Wildflower weekend.
Our young friend C (now into the last of her teen years) came up and stayed with us yesterday and today. As I type this now, C is with her friends in a nearby town, having dinner and going to a country line-dancing place called Hurricane Harry's, or something like that.
We spent part of yesterday afternoon collecting one of each wildflower we have on our property. I looked up the unfamiliar ones in my wildflower book and we marked all the pages that have color photos of each wildflower on our land. At last count, we have 27 different species. I have one of each pressed inbetween paper, and if they dry nicely, maybe I can make a collage out of them all.
The three of us went into Wellborn yesterday and had lunch at the Hullabaloo Diner. C had never seen a vintage chrome and tile diner before, and she seemed to like the idea of the swivel stools at the counter. The resident peacock was there in all his glory, with spreading feathers aimed at the sky for all to see and admire. We also went into College Station to "Shakes," for their delicious homemade ice cream.... the best around..... sort of a mix of hard ice cream and soft custard. Only two flavors, chocolate and vanilla, but they will mix in just about anything that you can think of. In my opinion, there's nothing better than plain old chocolate ice cream, and as long as the ice cream is perfectly delicious, it doesn't need anything else.
On the way back from College Station, we stopped to see the miniature horses at the convent near Navasota. There were four tiny recently-born horses, two of which I have already named (Rusty and Buttercup). No, we're not getting them. No, I don't want anything else to take care of. But yes, they were cute as cute can possibly be.... and we ooohed and aaahed over them for nearly an hour.

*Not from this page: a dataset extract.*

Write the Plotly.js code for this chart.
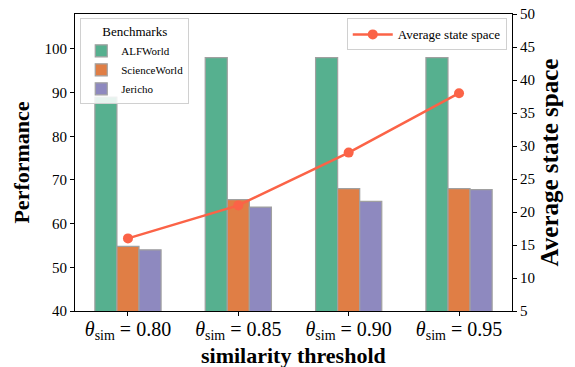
<!DOCTYPE html>
<html><head><meta charset="utf-8">
<script src="https://cdn.plot.ly/plotly-3.0.1.min.js"></script>
<style>html,body{margin:0;padding:0;background:#fff}#c{width:575px;height:367px}</style>
</head><body><div id="c"></div>
<script>
const categories = ["0.80", "0.85", "0.90", "0.95"];
const tickLabels = ["<i>θ</i><sub>sim</sub> = 0.80", "<i>θ</i><sub>sim</sub> = 0.85", "<i>θ</i><sub>sim</sub> = 0.90", "<i>θ</i><sub>sim</sub> = 0.95"];
const alfworld = [89, 98, 98, 98];
const scienceworld = [54.8, 65.5, 68, 68];
const jericho = [54, 63.8, 65.1, 67.8];
const avgStateSpace = [16, 21, 29, 38];

const F = "Liberation Serif";
const edge = {color: "#a0a0a0", width: 1.2};
const traces = [
  {type: "bar", name: "ALFWorld", x: categories, y: alfworld, marker: {color: "#56b08f", line: edge}, legend: "legend"},
  {type: "bar", name: "ScienceWorld", x: categories, y: scienceworld, marker: {color: "#e07e45", line: edge}, legend: "legend"},
  {type: "bar", name: "Jericho", x: categories, y: jericho, marker: {color: "#8e89bf", line: edge}, legend: "legend"},
  {type: "scatter", mode: "lines+markers", name: "Average state space", x: categories, y: avgStateSpace, yaxis: "y2",
   line: {color: "#fb6347", width: 2.5}, marker: {color: "#fb6347", size: 10}, legend: "legend2"}
];
const layout = {
  width: 575, height: 367,
  margin: {l: 75, r: 63, t: 14, b: 56},
  paper_bgcolor: "#fff", plot_bgcolor: "#fff",
  font: {family: F, color: "#000"},
  barmode: "group", bargap: 0.4, bargroupgap: 0,
  xaxis: {type: "category", range: [-0.48, 3.48], tickvals: categories, ticktext: tickLabels,
    tickfont: {size: 20, family: F}, ticks: "outside", ticklen: 4, tickcolor: "#000", ticklabelstandoff: -4,
    showline: true, linecolor: "#000", linewidth: 1, mirror: true, showgrid: false, zeroline: false, automargin: false},
  yaxis: {range: [40, 108], dtick: 10, tick0: 40, tickfont: {size: 15, family: F},
    ticks: "outside", ticklen: 4, tickcolor: "#000", showline: true, linecolor: "#000", linewidth: 1,
    showgrid: false, zeroline: false,
    title: {text: "<b>Performance</b>", font: {size: 22, family: F}, standoff: 8}},
  yaxis2: {overlaying: "y", side: "right", range: [5, 50], dtick: 5, tick0: 5, tickfont: {size: 15, family: F},
    ticks: "outside", ticklen: 4, tickcolor: "#000", showline: true, linecolor: "#000", linewidth: 1,
    showgrid: false, zeroline: false,
    title: {text: "<b>Average state space</b>", font: {size: 25, family: F}, standoff: 6}},
  annotations: [{text: "<b>similarity threshold</b>", xref: "paper", yref: "paper", x: 0.5, y: -0.1515,
    xanchor: "center", yanchor: "middle", showarrow: false, font: {size: 22, family: F}}],
  legend: {x: 0.012, y: 0.985, xanchor: "left", yanchor: "top", bgcolor: "rgba(255,255,255,0.85)",
    bordercolor: "#d0d0d0", borderwidth: 1, font: {size: 11, family: F}, tracegroupgap: 0,
    title: {text: "Benchmarks", font: {size: 13, family: F}, side: "top center"}, itemwidth: 30},
  legend2: {x: 0.988, y: 0.985, xanchor: "right", yanchor: "top", bgcolor: "rgba(255,255,255,0.85)",
    bordercolor: "#d0d0d0", borderwidth: 1, font: {size: 13, family: F}, itemwidth: 40},
  showlegend: true
};
Plotly.newPlot("c", traces, layout, {displayModeBar: false, staticPlot: true});
</script></body></html>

Today we drove into Burton for their annual "Cotton Gin Festival." The tiny town of Burton has the only still-working cotton gin in the entire country. We saw the original building, but the line of people waiting to get in was too long of a wait. We walked around the fairgrounds.... lots of food booths (selling either meat or fried things) and merchandise booths (selling everything from homemade apple butter to yard art). They had about 50 tractors all lined up for a "tractor pull," and for the life of me, we couldn't figure out what that meant. By the looks of things there, they would hitch a trailer to a tractor, fill it with dead-weight, and the tractors would take turns trying to pull it a certain distance. I guess the less time it took the tractor to get from here to there, the better the chances of winning the competition. We didn't stay around to see the results of that.
For lunch today, we drove up to Round Top, to Royer's Cafe..... grilled salmon on top of salad, with cherry pie for dessert. I tasted the crust, which was totally delicious, then ate the cherry filling and left the crust to eliminate those extra calories. Royer's is always fun, filled with vintage memorabilia and the best music from the 1950s and 1960s always blasting quietly in the background. Great place, and probably the only place to eat in Round Top. They're known for their hamburgers, which look and smell delicious, and if ever I were going to eat a burger, Royer's would be the place to do it.

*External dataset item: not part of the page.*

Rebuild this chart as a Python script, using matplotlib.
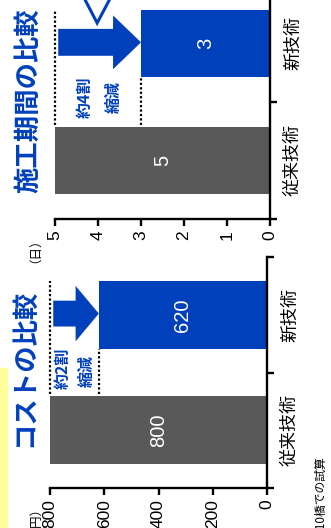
import matplotlib
matplotlib.use('Agg')
import matplotlib.pyplot as plt
from matplotlib.patches import Polygon, Rectangle

# ---- data ----
categories = ['従来技術', '新技術']
days = [5, 3]
day_ticks = [0, 1, 2, 3, 4, 5]
cost = [800, 620]
cost_ticks = [0, 200, 400, 600, 800]
title_days = '施工期間の比較'
title_cost = 'コストの比較'
unit_days = '（日）'
unit_cost = '（千円）'
reduce_days = ['約4割', '縮減']
reduce_cost = ['約2割', '縮減']
footnote = '※モデル橋10橋での試算'

W, H = 331, 528
fig = plt.figure(figsize=(W / 100, H / 100), dpi=100)

def fx(px):
    return px / W

def fy(py):
    return 1 - py / H

BLUE = '#0040BB'
GRAY = '#595959'
JP = ['Noto Sans CJK JP', 'DejaVu Sans']
NUM = ['Liberation Sans', 'DejaVu Sans']

# yellow strip
fig.patches.append(Rectangle((0, fy(528)), fx(7), fy(368) - fy(528),
                             transform=fig.transFigure, color='#FFFF99', zorder=0))


def panel(left, right, ybot, ytop, values, ticks, bar_h=0.57,
          head_frac=0.13, shaft_hw=0.115, head_hw=0.23):
    ax = fig.add_axes([fx(left), fy(ybot), fx(right) - fx(left), fy(ytop) - fy(ybot)])
    ax.patch.set_alpha(0)
    ypos = list(range(len(values)))
    ax.barh(ypos, values, height=bar_h, color=[GRAY, BLUE], zorder=2)
    ax.set_xlim(max(ticks), 0)
    ax.set_ylim(-0.5, 1.5)
    for s in ['left', 'top']:
        ax.spines[s].set_visible(False)
    for s in ['bottom', 'right']:
        ax.spines[s].set_linewidth(1.7)
    ax.yaxis.tick_right()
    ax.set_yticks(ypos)
    ax.set_yticklabels(categories, rotation=90, va='center', ha='left',
                       fontfamily=JP, fontsize=13)
    ax.set_yticks([-0.5, 0.5, 1.5], minor=True)
    ax.tick_params(axis='y', which='major', length=0, pad=10)
    ax.tick_params(axis='y', which='minor', length=5, width=1.7, direction='out')
    ax.set_xticks(ticks)
    ax.set_xticklabels([str(t) for t in ticks], rotation=90, fontfamily=NUM, fontsize=12.5)
    ax.tick_params(axis='x', length=5, width=1.7, pad=3)
    for i, v in enumerate(values):
        ax.text(v / 2, i, str(v), rotation=90, color='white', ha='center', va='center',
                fontsize=14.5, fontfamily=NUM, zorder=3)
    # dotted guide lines
    old, new = values[0], values[1]
    top_old = 0 + bar_h / 2 + 0.02
    ax.plot([old, old], [top_old, 1 + bar_h / 2], color='black', lw=1.6,
            linestyle=(0, (1, 1)), zorder=1, clip_on=False)
    ax.plot([new, new], [top_old, 1 - bar_h / 2], color='black', lw=1.6,
            linestyle=(0, (1, 1)), zorder=1, clip_on=False)
    # arrow
    span = max(ticks)
    tail = old - span * 0.015
    hb = new + span * head_frac
    yc = 1.01
    pts = [(tail, yc + shaft_hw), (hb, yc + shaft_hw), (hb, yc + head_hw), (new, yc),
           (hb, yc - head_hw), (hb, yc - shaft_hw), (tail, yc - shaft_hw)]
    ax.add_patch(Polygon(pts, closed=True, color=BLUE, lw=0, zorder=2, clip_on=False))
    return ax


ax1 = panel(55, 270, 219, -15, days, day_ticks)
ax2 = panel(50, 267, 488, 257, cost, cost_ticks, bar_h=0.59, head_frac=0.107,
            shaft_hw=0.112, head_hw=0.24)

# bubble pointer outline on top chart
ax1.plot([4.55, 4.02, 3.48], [1.55, 1.175, 1.55], color=BLUE, lw=2.2,
         clip_on=False, zorder=4, solid_joinstyle='miter')

# titles
fig.text(fx(29), fy(193), title_days, rotation=90, ha='center', va='bottom',
         fontsize=19, fontweight='bold', color=BLUE, fontfamily=JP)
fig.text(fx(25), fy(447), title_cost, rotation=90, ha='center', va='bottom',
         fontsize=19, fontweight='bold', color=BLUE, fontfamily=JP)

# units
fig.text(fx(29), fy(244), unit_days, rotation=90, ha='center', va='center',
         fontsize=9, fontfamily=JP)
fig.text(fx(29), fy(494), unit_cost, rotation=90, ha='center', va='top',
         fontsize=9, fontfamily=JP)

# reduction texts
fig.text(fx(85), fy(97), reduce_days[0], rotation=90, ha='center', va='center',
         fontsize=11.5, fontweight='bold', color=BLUE, fontfamily=JP)
fig.text(fx(114), fy(97), reduce_days[1], rotation=90, ha='center', va='center',
         fontsize=11.5, fontweight='bold', color=BLUE, fontfamily=JP)
fig.text(fx(63), fy(368), reduce_cost[0], rotation=90, ha='center', va='center',
         fontsize=11.5, fontweight='bold', color=BLUE, fontfamily=JP)
fig.text(fx(87), fy(371), reduce_cost[1], rotation=90, ha='center', va='center',
         fontsize=11.5, fontweight='bold', color=BLUE, fontfamily=JP)

# footnote
fig.text(fx(320), fy(455), footnote, rotation=90, ha='center', va='top',
         fontsize=8.5, fontfamily=JP)

fig.savefig('out.png', dpi=100)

On both days, we drove along such beautiful roads, stopping here and there to take photos of wildflowers and livestock. Fields filled with bluebonnets and paintbrush, daisies and yellow-stars, and a host of wildflowers of all colors of the rainbow. And when we got home today, there were a few cars driving down our own road, stopping to take photos of our wildflower fields. Too wonderful for words. I told one of my NY cousins about Texans driving around at this time of the year to take pictures of wildflower fields, and she told me that if people did that up in NY, homeowners would be calling the police.
But not here. There are small-town festivals, working cotton gins, vintage diners, 1950s music playing in the middle of a town with a population of just 77, and endless fields and pastures filled with the most beautifully fragrant and eye-popping wildflowers, for as far and as wide as your eyes can see. What a great place to be. And we live here.

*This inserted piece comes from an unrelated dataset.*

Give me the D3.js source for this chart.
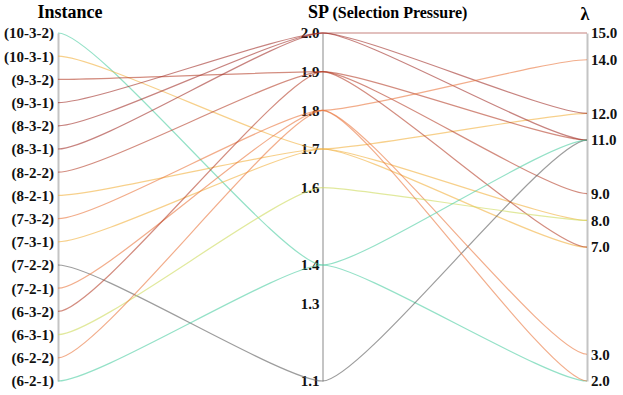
<!DOCTYPE html>
<html><head><meta charset="utf-8">
<script src="https://cdn.jsdelivr.net/npm/d3@7"></script>
<style>body{margin:0;background:#fff}</style>
</head><body><svg id="c" width="623" height="395"></svg>
<script>
const instances = ["(10-3-2)","(10-3-1)","(9-3-2)","(9-3-1)","(8-3-2)","(8-3-1)","(8-2-2)","(8-2-1)","(7-3-2)","(7-3-1)","(7-2-2)","(7-2-1)","(6-3-2)","(6-3-1)","(6-2-2)","(6-2-1)"];
const spValues = [1.4,1.7,1.9,2.0,2.0,2.0,1.9,1.7,1.8,1.7,1.1,1.8,1.9,1.6,1.8,1.4];
const lambdaValues = [2,12,11,15,12,11,9,8,14,7,11,3,7,8,2,11];
const spTicks = [2.0,1.9,1.8,1.7,1.6,1.4,1.3,1.1];
const lambdaTicks = [15,14,12,11,9,8,7,3,2];
const dims = ["Instance","SP","lambda"];
const colorKeys = [2.0,1.9,1.8,1.7,1.6,1.4,1.1];
const colorVals = ["#a2302a","#b5412c","#ea773e","#f1b03e","#cddb5b","#4ccda2","#5b5b5b"];

const svg = d3.select("#c");
const font = "'Liberation Serif','Times New Roman',serif";
const x = d3.scalePoint().domain(dims).range([58,587]);
const yInst = d3.scalePoint().domain(instances).range([33,381]);
const ySP = d3.scaleLinear().domain([1.1,2.0]).range([381,33]);
const yL = d3.scaleLinear().domain([2,15]).range([381,33]);
const color = d3.scaleOrdinal().domain(colorKeys).range(colorVals);

function styleAxis(g){
  g.select(".domain").attr("stroke","#c4c4c4").attr("stroke-width",2);
  g.selectAll(".tick line").remove();
  g.selectAll("text").attr("font-family",font).attr("font-weight","bold").attr("font-size",15).attr("fill","#111");
}
svg.append("g").attr("transform",`translate(${x("Instance")},0)`)
  .call(d3.axisLeft(yInst).tickSize(0).tickPadding(4)).call(styleAxis);
svg.append("g").attr("transform",`translate(${x("SP")},0)`)
  .call(d3.axisLeft(ySP).tickValues(spTicks).tickFormat(d3.format(".1f")).tickSize(0).tickPadding(3)).call(styleAxis);
svg.append("g").attr("transform",`translate(${x("lambda")},0)`)
  .call(d3.axisRight(yL).tickValues(lambdaTicks).tickFormat(d3.format(".1f")).tickSize(0).tickPadding(4)).call(styleAxis);

const k = 0.15;
function pathFor(pts){
  const p = d3.path();
  p.moveTo(pts[0][0],pts[0][1]);
  for(let i=1;i<pts.length;i++){
    const [x0,y0]=pts[i-1],[x1,y1]=pts[i];
    const dx=x1-x0;
    p.bezierCurveTo(x0+k*dx,y0,x1-k*dx,y1,x1,y1);
  }
  return p.toString();
}
const rows = instances.map((d,i)=>({inst:d,sp:spValues[i],lam:lambdaValues[i]}));
svg.append("g").selectAll("path").data(rows).join("path")
  .attr("d",r=>pathFor([[x("Instance"),yInst(r.inst)],[x("SP"),ySP(r.sp)],[x("lambda"),yL(r.lam)]]))
  .attr("fill","none").attr("stroke",r=>color(r.sp)).attr("stroke-width",1.2).attr("stroke-opacity",0.6);

svg.append("text").attr("x",70).attr("y",18).attr("text-anchor","middle")
  .attr("font-family",font).attr("font-weight","bold").attr("font-size",18).text("Instance");
const t = svg.append("text").attr("x",308).attr("y",18)
  .attr("font-family",font).attr("font-weight","bold").attr("font-size",18);
t.append("tspan").text("SP ");
t.append("tspan").attr("font-size",16).text("(Selection Pressure)");
svg.append("text").attr("x",585).attr("y",20).attr("text-anchor","middle")
  .attr("font-family",font).attr("font-weight","bold").attr("font-size",18).text("λ");
</script></body></html>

About the chickens-- Scarlett has come out of her nesting box, with a little help from me. I just kept picking her up and taking her out of there, then walking to where the other hens were pecking in the grass before releasing her. "Go and play with the girls," I told her. Around about the 17th time, she stayed out, rather than running back into the coop and flying back up to the nesting box. I'm hoping Scarlett has turned the hatching-corner now...... otherwise, I will have to continue going out to the coop every half-hour to get her out of there.